Ginnie was my baby, my sweet little friend, my frisky pal on any day of the week. She was not the family cat, she was mine that I had adopted in college. She was only four, so I had counted on many more years with her bunny soft fur practically suffocating me in the middle of the night as she inched closer to my face with hers. This little girl had no sense of personal space.

I will spare the details because I hate writing about them and I’m sure you hate reading about them, but I said goodbye and it was terrible, miserable, and one of the worst moments of my entire life. By the time I sob-drove my way to the mister’s house, my eyes were so swollen from crying that I could hardly see anymore.

Then, two days later, my sister went into labor.

She and I are very close, so I was there for the delivery while our parents took care of her daughter, my 4 year old niece. I had hardly slept at all when my brother-in-law called and I dragged myself to the hospital at 4am to be there for my sister.

A short 7 hours later, Danyal William made his way into the world. All was well. I held him in my arms and watched him figure out how to use his tiny tongue.

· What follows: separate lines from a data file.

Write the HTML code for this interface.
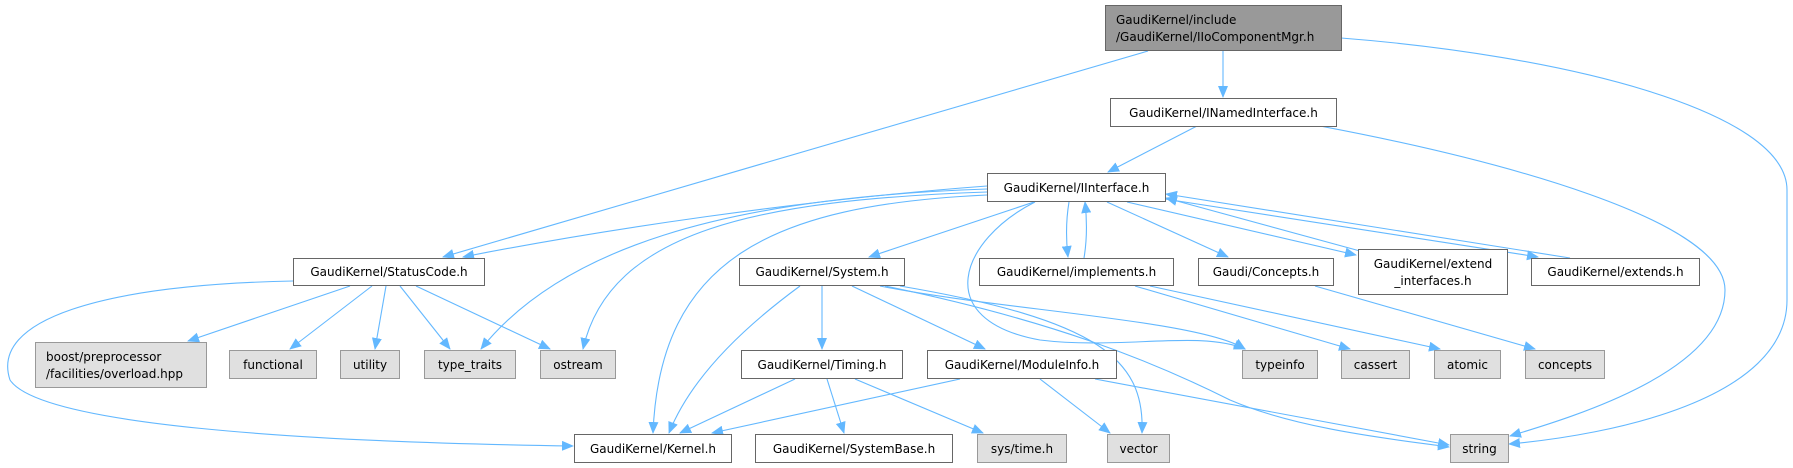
<!DOCTYPE html>
<html><head><meta charset="utf-8"><style>
html,body{margin:0;padding:0;background:#fff;}
svg{display:block;}
text{font-family:"DejaVu Sans","Liberation Sans",sans-serif;font-size:12px;fill:#000;}
.n{fill:#fff;stroke:#666;stroke-width:1;}
.g{fill:#e0e0e0;stroke:#999;stroke-width:1;}
.r{fill:#999;stroke:#666;stroke-width:1;}
.e{fill:none;stroke:#63b8ff;stroke-width:1.1;marker-end:url(#a);}
</style></head><body>
<svg width="1793" height="468" viewBox="0 0 1793 468" xmlns="http://www.w3.org/2000/svg">
<defs><marker id="a" markerWidth="12" markerHeight="10" refX="11" refY="5" orient="auto" markerUnits="userSpaceOnUse"><path d="M0,0 L12,5 L0,10 z" fill="#63b8ff"/></marker></defs>

<!-- edges -->
<path class="e" d="M1148,51 L443,257"/>
<path class="e" d="M1223,51 L1223,97"/>
<path class="e" d="M1341,38 C1560,55 1787,110 1787,190 L1787,300 C1787,400 1610,435 1509,444"/>
<path class="e" d="M1197,126 L1108,172"/>
<path class="e" d="M1320,126 C1500,160 1725,220 1725,290 C1725,370 1580,415 1510,436"/>

<path class="e" d="M987,186 C800,200 600,230 463,257"/>
<path class="e" d="M987,189 C720,198 560,250 481,349"/>
<path class="e" d="M987,192 C760,200 610,230 583,349"/>
<path class="e" d="M987,195 C770,205 660,260 653,433"/>
<path class="e" d="M1034,202 L869,257"/>
<path class="e" d="M1069,202 C1066,220 1066,240 1068,257"/>
<path class="e" d="M1084,258 C1087,240 1087,220 1085,202"/>
<path class="e" d="M1035,202 C960,240 930,320 1040,340 C1120,350 1200,330 1245,349"/>
<path class="e" d="M1107,202 L1228,257"/>
<path class="e" d="M1127,202 L1356,255"/>
<path class="e" d="M1360,251 L1166,198"/>
<path class="e" d="M1165,199 L1538,257"/>
<path class="e" d="M1570,258 L1166,194"/>

<path class="e" d="M350,286 L188,341"/>
<path class="e" d="M372,286 L290,349"/>
<path class="e" d="M386,286 L375,349"/>
<path class="e" d="M400,286 L450,349"/>
<path class="e" d="M416,286 L550,349"/>
<path class="e" d="M293,281 C100,285 -10,320 10,380 C40,425 300,442 573,446"/>

<path class="e" d="M800,286 C740,330 690,380 669,433"/>
<path class="e" d="M822,286 L822,349"/>
<path class="e" d="M852,286 L985,349"/>
<path class="e" d="M880,286 C1000,310 1200,320 1245,349"/>
<path class="e" d="M885,286 C1050,320 1150,360 1230,400 C1300,430 1400,440 1449,447"/>
<path class="e" d="M900,286 C1100,320 1145,360 1142,433"/>

<path class="e" d="M795,379 L680,433"/>
<path class="e" d="M827,379 L844,433"/>
<path class="e" d="M855,379 L983,433"/>
<path class="e" d="M960,379 L712,433"/>
<path class="e" d="M1040,379 L1110,433"/>
<path class="e" d="M1095,379 L1449,445"/>

<path class="e" d="M1135,286 L1350,349"/>
<path class="e" d="M1150,286 L1440,349"/>
<path class="e" d="M1315,286 L1535,349"/>

<!-- nodes -->
<rect class="r" x="1105.5" y="5.5" width="236" height="45"/>
<text x="1116" y="24">GaudiKernel/include</text>
<text x="1116" y="41">/GaudiKernel/IIoComponentMgr.h</text>

<rect class="n" x="1110.5" y="98.5" width="226" height="28"/>
<text x="1223.5" y="117" text-anchor="middle">GaudiKernel/INamedInterface.h</text>

<rect class="n" x="987.5" y="173.5" width="178" height="28"/>
<text x="1076.5" y="192" text-anchor="middle">GaudiKernel/IInterface.h</text>

<rect class="n" x="293.5" y="258.5" width="191" height="27"/>
<text x="389" y="276" text-anchor="middle">GaudiKernel/StatusCode.h</text>

<rect class="n" x="739.5" y="258.5" width="165" height="27"/>
<text x="822" y="276" text-anchor="middle">GaudiKernel/System.h</text>

<rect class="n" x="979.5" y="258.5" width="194" height="27"/>
<text x="1076.5" y="276" text-anchor="middle">GaudiKernel/implements.h</text>

<rect class="n" x="1198.5" y="258.5" width="135" height="27"/>
<text x="1266" y="276" text-anchor="middle">Gaudi/Concepts.h</text>

<rect class="n" x="1358.5" y="249.5" width="149" height="45"/>
<text x="1433" y="268" text-anchor="middle">GaudiKernel/extend</text>
<text x="1433" y="285" text-anchor="middle">_interfaces.h</text>

<rect class="n" x="1531.5" y="258.5" width="168" height="27"/>
<text x="1615.5" y="276" text-anchor="middle">GaudiKernel/extends.h</text>

<rect class="g" x="35.5" y="342.5" width="171" height="45"/>
<text x="46" y="361">boost/preprocessor</text>
<text x="46" y="378">/facilities/overload.hpp</text>

<rect class="g" x="229.5" y="350.5" width="87" height="28"/>
<text x="273" y="369" text-anchor="middle">functional</text>
<rect class="g" x="340.5" y="350.5" width="59" height="28"/>
<text x="370" y="369" text-anchor="middle">utility</text>
<rect class="g" x="424.5" y="350.5" width="91" height="28"/>
<text x="470" y="369" text-anchor="middle">type_traits</text>
<rect class="g" x="540.5" y="350.5" width="75" height="28"/>
<text x="578" y="369" text-anchor="middle">ostream</text>

<rect class="n" x="741.5" y="350.5" width="161" height="28"/>
<text x="822" y="369" text-anchor="middle">GaudiKernel/Timing.h</text>
<rect class="n" x="927.5" y="350.5" width="189" height="28"/>
<text x="1022" y="369" text-anchor="middle">GaudiKernel/ModuleInfo.h</text>

<rect class="g" x="1242.5" y="350.5" width="75" height="28"/>
<text x="1280" y="369" text-anchor="middle">typeinfo</text>
<rect class="g" x="1341.5" y="350.5" width="68" height="28"/>
<text x="1375.5" y="369" text-anchor="middle">cassert</text>
<rect class="g" x="1434.5" y="350.5" width="66" height="28"/>
<text x="1467.5" y="369" text-anchor="middle">atomic</text>
<rect class="g" x="1525.5" y="350.5" width="79" height="28"/>
<text x="1565" y="369" text-anchor="middle">concepts</text>

<rect class="n" x="574.5" y="434.5" width="157" height="28"/>
<text x="653" y="453" text-anchor="middle">GaudiKernel/Kernel.h</text>
<rect class="n" x="755.5" y="434.5" width="197" height="28"/>
<text x="854" y="453" text-anchor="middle">GaudiKernel/SystemBase.h</text>
<rect class="g" x="977.5" y="434.5" width="89" height="28"/>
<text x="1022" y="453" text-anchor="middle">sys/time.h</text>
<rect class="g" x="1107.5" y="434.5" width="62" height="28"/>
<text x="1138.5" y="453" text-anchor="middle">vector</text>
<rect class="g" x="1450.5" y="434.5" width="58" height="28"/>
<text x="1479.5" y="453" text-anchor="middle">string</text>
</svg>
</body></html>
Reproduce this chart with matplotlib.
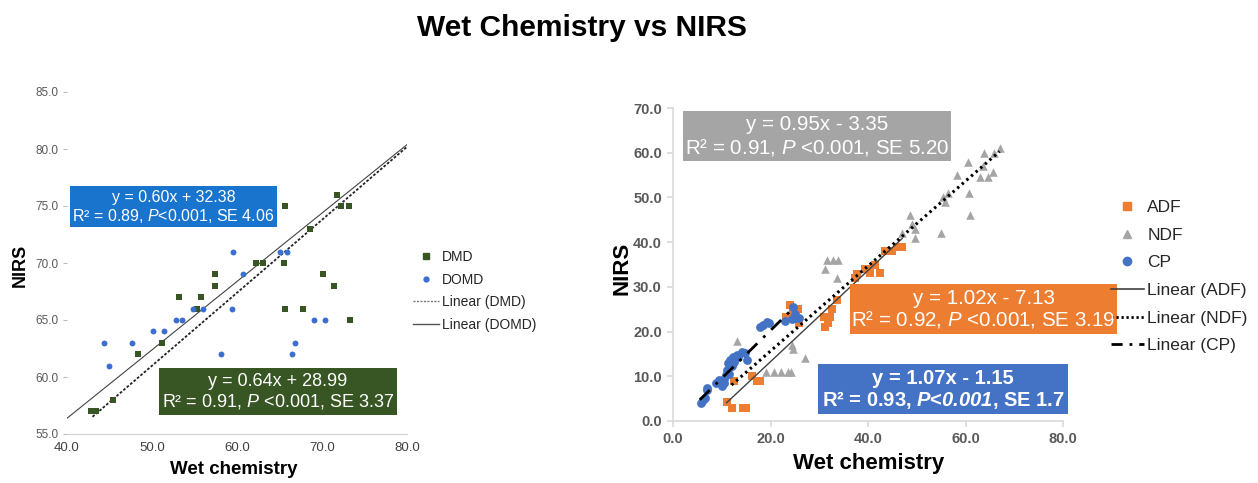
import numpy as np
import matplotlib
matplotlib.use("Agg")
import matplotlib.pyplot as plt
from matplotlib.patches import Rectangle
from matplotlib.lines import Line2D

plt.rcParams['font.family'] = ['Liberation Sans', 'DejaVu Sans']
plt.rcParams['mathtext.fontset'] = 'custom'
plt.rcParams['mathtext.rm'] = 'Liberation Sans'
plt.rcParams['mathtext.it'] = 'Liberation Sans:italic'
plt.rcParams['mathtext.bf'] = 'Liberation Sans:bold'
plt.rcParams['mathtext.bfit'] = 'Liberation Sans:italic:bold'

# ---------------- Left panel data ----------------
dmd_x = [65.6, 71.8, 72.2, 73.2, 68.6, 62.2, 63.0, 65.5, 70.1, 71.4, 65.6, 67.8, 73.3,
         57.4, 57.4, 55.8, 53.2, 55.3, 51.2, 48.3, 45.4, 42.8, 43.4]
dmd_y = [75, 76, 75, 75, 73, 70, 70, 70, 69, 68, 66, 66, 65,
         69, 68, 67, 67, 66, 63, 62, 58, 57, 57]
domd_x = [59.5, 65.1, 65.9, 60.7, 59.4, 54.8, 56.0, 52.8, 53.5, 50.1, 51.4, 44.3, 47.7,
          44.9, 58.1, 66.5, 66.8, 69.0, 70.4]
domd_y = [71, 71, 71, 69, 66, 66, 66, 65, 65, 64, 64, 63, 63,
          61, 62, 62, 63, 65, 65]
# trend lines (slope, intercept, x range) as given by the chart's equations
dmd_fit = (0.64, 28.99, 43.0, 80.0)
domd_fit = (0.60, 32.38, 40.0, 80.0)

# ---------------- Right panel data ----------------
adf_x = [11.0, 12.1, 14.3, 15.0, 12.5, 16.2, 17.2, 17.8, 24.0, 23.2, 25.6, 25.8, 24.6,
         31.0, 32.2, 31.2, 31.8, 32.6, 33.6, 37.3, 37.7, 40.0, 41.4, 42.4, 40.5, 39.3,
         43.4, 44.9, 46.0, 47.0]
adf_y = [4.2, 3.0, 3.0, 3.0, 9.0, 10.0, 9.0, 9.0, 26.0, 23.2, 25.0, 22.0, 24.3,
         23.2, 23.2, 21.0, 22.0, 25.0, 27.0, 32.0, 32.8, 34.0, 35.0, 33.0, 33.0, 34.0,
         38.0, 38.0, 39.0, 39.0]
ndf_x = [13.1, 24.4, 24.6, 27.0, 19.0, 20.7, 22.2, 23.6, 24.3, 31.1, 31.6, 32.8, 33.8,
         33.6, 46.9, 48.6, 49.0, 49.6, 49.6, 54.9, 55.3, 56.4, 55.7, 58.2, 60.5, 60.7,
         60.9, 62.9, 64.6, 63.5, 63.7, 65.6, 65.8, 67.0]
ndf_y = [18, 17, 16, 14, 11, 11, 11, 11, 11, 34, 36, 36, 36,
         32, 42, 46, 44, 43, 41, 42, 50, 51, 49, 55, 58, 51,
         46, 54.5, 54.5, 57, 60, 55.6, 60, 61]
cp_x = [5.8, 6.1, 6.6, 7.0, 7.0, 8.8, 9.5, 10.0, 10.5, 10.9, 11.0, 11.3, 11.7, 12.3,
        13.1, 13.3, 14.1, 14.8, 15.2, 12.5, 11.5, 10.5, 12.0, 17.8, 18.4, 19.3, 19.6,
        23.0, 24.4, 24.6, 25.0, 25.8, 25.0]
cp_y = [4.0, 4.7, 5.1, 6.9, 7.4, 8.6, 9.2, 7.8, 8.5, 10.3, 11.4, 12.9, 13.6, 14.3,
        14.7, 14.3, 15.4, 15.2, 13.6, 13.2, 10.5, 9.5, 12.3, 21.0, 21.4, 22.1, 22.0,
        22.3, 22.8, 25.4, 24.0, 23.0, 23.0]
adf_fit = (1.02, -7.13, 11.0, 47.0)
ndf_fit = (0.95, -3.35, 12.0, 67.0)
cp_fit = (1.07, -1.15, 5.5, 25.0)

W, H = 1258, 483
fig = plt.figure(figsize=(W / 100, H / 100), dpi=100)


def fx(px):
    return px / W


def fy(py):
    return 1 - py / H


def line_pts(fit):
    m, b, x0, x1 = fit
    xs = np.array([x0, x1])
    return xs, m * xs + b


# ---------------- Left axes ----------------
axL = fig.add_axes([fx(67), fy(434), (407 - 67) / W, (434 - 92) / H])
axL.set_xlim(40, 80)
axL.set_ylim(55, 85)
axL.set_xticks(np.arange(40, 81, 10))
axL.set_yticks(np.arange(55, 86, 5))
axL.set_xticklabels([f"{v:.1f}" for v in np.arange(40, 81, 10)])
axL.set_yticklabels([f"{v:.1f}" for v in np.arange(55, 86, 5)])
for s in ['top', 'right', 'left']:
    axL.spines[s].set_visible(False)
axL.spines['bottom'].set_color('#d0d0d0')
axL.tick_params(axis='y', length=3, color='#bbbbbb', labelsize=8.5, labelcolor='#595959', pad=3)
axL.tick_params(axis='x', length=0, labelsize=9.5, labelcolor='#404040', pad=6)

xs, ys = line_pts(domd_fit)
axL.plot(xs, ys, color='#444444', lw=0.8, zorder=2)
xs, ys = line_pts(dmd_fit)
axL.plot(xs, ys, color='#222222', lw=1.3, ls=(0, (1.5, 1)), zorder=2)
axL.scatter(dmd_x, dmd_y, marker='s', s=24, color='#375623', zorder=3, linewidths=0)
axL.scatter(domd_x, domd_y, marker='o', s=18, color='#3a6fd0', zorder=3, linewidths=0)

fig.text(fx(20), fy(265), 'NIRS', rotation=90, ha='center', va='center',
         fontsize=13, fontweight='bold')
fig.text(fx(234), fy(469), 'Wet chemistry', ha='center', va='center',
         fontsize=13.5, fontweight='bold')

legL = [Line2D([], [], marker='s', ls='none', color='#375623', markersize=4.5),
        Line2D([], [], marker='o', ls='none', color='#3a6fd0', markersize=3.5),
        Line2D([], [], color='#777777', lw=1, ls=(0, (1.5, 1))),
        Line2D([], [], color='#555555', lw=1)]
fig.legend(legL, ['DMD', 'DOMD', 'Linear (DMD)', 'Linear (DOMD)'],
           loc='upper left', bbox_to_anchor=(fx(413), fy(250)), frameon=False,
           fontsize=10, handlelength=1.9, handletextpad=0.2, labelspacing=0.62,
           borderpad=0, borderaxespad=0, labelcolor='#262626')


def box(x0, y0, x1, y1, color, lines, fs, weight='normal'):
    fig.patches.append(Rectangle((fx(x0), fy(y1)), (x1 - x0) / W, (y1 - y0) / H,
                                 transform=fig.transFigure, facecolor=color,
                                 edgecolor='none', zorder=5))
    cx = (x0 + x1) / 2
    h = (y1 - y0)
    fig.text(fx(cx), fy(y0 + h * 0.28), lines[0], ha='center', va='center',
             color='white', fontsize=fs, fontweight=weight, zorder=6)
    fig.text(fx(cx), fy(y0 + h * 0.72), lines[1], ha='center', va='center',
             color='white', fontsize=fs, fontweight=weight, zorder=6)


box(70, 186, 277, 227, '#1874cd',
    ['y = 0.60x + 32.38', r'R² = 0.89, $\mathit{P}$<0.001, SE 4.06'], 11.5)
box(159, 368, 397, 415, '#375623',
    ['y = 0.64x + 28.99', r'R² = 0.91, $\mathit{P}$ <0.001, SE 3.37'], 13)

# ---------------- Right axes ----------------
axR = fig.add_axes([fx(673), fy(421), (1063 - 673) / W, (421 - 108) / H])
axR.set_xlim(0, 80)
axR.set_ylim(0, 70)
axR.set_xticks(np.arange(0, 81, 20))
axR.set_yticks(np.arange(0, 71, 10))
axR.set_xticklabels([f"{v:.1f}" for v in np.arange(0, 81, 20)])
axR.set_yticklabels([f"{v:.1f}" for v in np.arange(0, 71, 10)])
for s in ['top', 'right']:
    axR.spines[s].set_visible(False)
for s in ['left', 'bottom']:
    axR.spines[s].set_color('#d9d9d9')
    axR.spines[s].set_linewidth(1.2)
axR.tick_params(length=4, color='#d9d9d9', width=1.2, labelsize=10.5,
                labelcolor='#595959', pad=4)
for lab in axR.get_xticklabels() + axR.get_yticklabels():
    lab.set_fontweight('bold')

axR.scatter(ndf_x, ndf_y, marker='^', s=38, color='#a5a5a5', zorder=3, linewidths=0)
axR.scatter(adf_x, adf_y, marker='s', s=40, color='#ed7d31', zorder=3, linewidths=0)
axR.scatter(cp_x, cp_y, marker='o', s=40, color='#4472c4', zorder=3, linewidths=0)
xs, ys = line_pts(adf_fit)
axR.plot(xs, ys, color='#404040', lw=1.0, zorder=4)
xs, ys = line_pts(ndf_fit)
axR.plot(xs, ys, color='black', lw=2.2, ls=(0, (0.8, 1.2)), zorder=4)
xs, ys = line_pts(cp_fit)
axR.plot(xs, ys, color='black', lw=2.0, ls=(0, (5, 3, 1, 3)), zorder=4)

fig.text(fx(622), fy(268), 'NIRS', rotation=90, ha='center', va='center',
         fontsize=16, fontweight='bold')
fig.text(fx(869), fy(463), 'Wet chemistry', ha='center', va='center',
         fontsize=16, fontweight='bold')

legR = [Line2D([], [], marker='s', ls='none', color='#ed7d31', markersize=6),
        Line2D([], [], marker='^', ls='none', color='#a5a5a5', markersize=6),
        Line2D([], [], marker='o', ls='none', color='#4472c4', markersize=6),
        Line2D([], [], color='#404040', lw=1.2),
        Line2D([], [], color='black', lw=2, ls=(0, (0.8, 1.0))),
        Line2D([], [], color='black', lw=2, ls=(0, (4, 2.5, 1, 2.5)))]
fig.legend(legR, ['ADF', 'NDF', 'CP', 'Linear (ADF)', 'Linear (NDF)', 'Linear (CP)'],
           loc='upper left', bbox_to_anchor=(fx(1111), fy(200)), frameon=False,
           fontsize=12.5, handlelength=1.9, handletextpad=0.2, labelspacing=0.72,
           borderpad=0, borderaxespad=0, labelcolor='#262626')

box(683, 111, 951, 161, '#a5a5a5',
    ['y = 0.95x - 3.35', r'R² = 0.91, $\mathit{P}$ <0.001, SE 5.20'], 14.8)
box(850, 284, 1117, 334, '#ed7d31',
    ['y = 1.02x - 7.13', r'R² = 0.92, $\mathit{P}$ <0.001, SE 3.19'], 14.8)
box(818, 364, 1068, 414, '#4472c4',
    ['y = 1.07x - 1.15', r'R² = 0.93, $\mathbfit{P}$<$\mathbfit{0.001}$, SE 1.7'], 14.5, 'bold')

fig.text(fx(582), fy(28), 'Wet Chemistry vs NIRS', ha='center', va='center',
         fontsize=21.5, fontweight='bold')

fig.savefig('out.png', dpi=100)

In the span of two short days I lost my baby, and gained another.

Life, right? It really is something else.

I also had a wedding to attend that night, so you better believe I felt like I had lived ten years in one weekend.

Anyway, my heart was bursting with joy and love for tiny Danyal in all his perfection, and aching for Ginnie to bat my cheek with her paw, trying to wake me up to play with her just one more time.

It is insane that grief and joy can coexist, but they can, and I think that’s the reason I’m writing this.

I’m trying to process how I can miss a baby and love a baby so hard, and all at the same time. To be honest, that’s been the biggest challenge of being a twenty-something as well. Figuring out how to balance being both afraid and deeply hopeful about my future. I’m still figuring it out, but here a few things that I have learned along the way.

1. Losing an animal is way harder than I thought it would be.

And there are others out there who understand. Reach out to them and let them be sad with you. I feel terrible for all the times that I wasn’t sympathetic enough about a person who had just lost their baby.

2. You need all the carbs you can get your hands on.

Or sugar, or whatever. My point is, you need to lean into the things that are comforting to you.

3. Loss of any kind is incredibly complex.

I’ve learned that when you lose someone or something, you have to immediately figure out how to do life in their absence. For example I mentioned before that Ginnie slept with me every night. I have had the hardest time sleeping lately because it was such a tangible part of my routine. I also had to cope with feeling like I was walking into an empty house when I got home from work at night.

When you lose a friend, family, or something else entirely (I know someone who is coping with insane grief after having their childhood vacation cabin burn down last year), you aren’t just coping with the grief of their loss, you’re figuring out how to deal with all the holes their absence has now left in your life. I wish I had been prepared for that.

4. Look for the miracle.

Sometimes it’s something huge and obvious, like the birth of the world’s most precious 6 lb, 13 oz baby. Sometimes it’s something simpler, like the unexpected help you’ll receive when you’re hurting. I just believe the miracles are there. And feeling deep love, gratitude and grief all at the same time will be draining, but I think you need it all to survive. You need all the love you can get.

One more time, for all those whose loss I didn’t take seriously when your furry baby died, I’m really sorry. I didn’t know how much it hurt.

It’s been a wild and emotional few weeks, but the blog will be back beginning today. I’m deeply grateful for each of you reading this. Ginnie would have wanted to snuggle every one of you.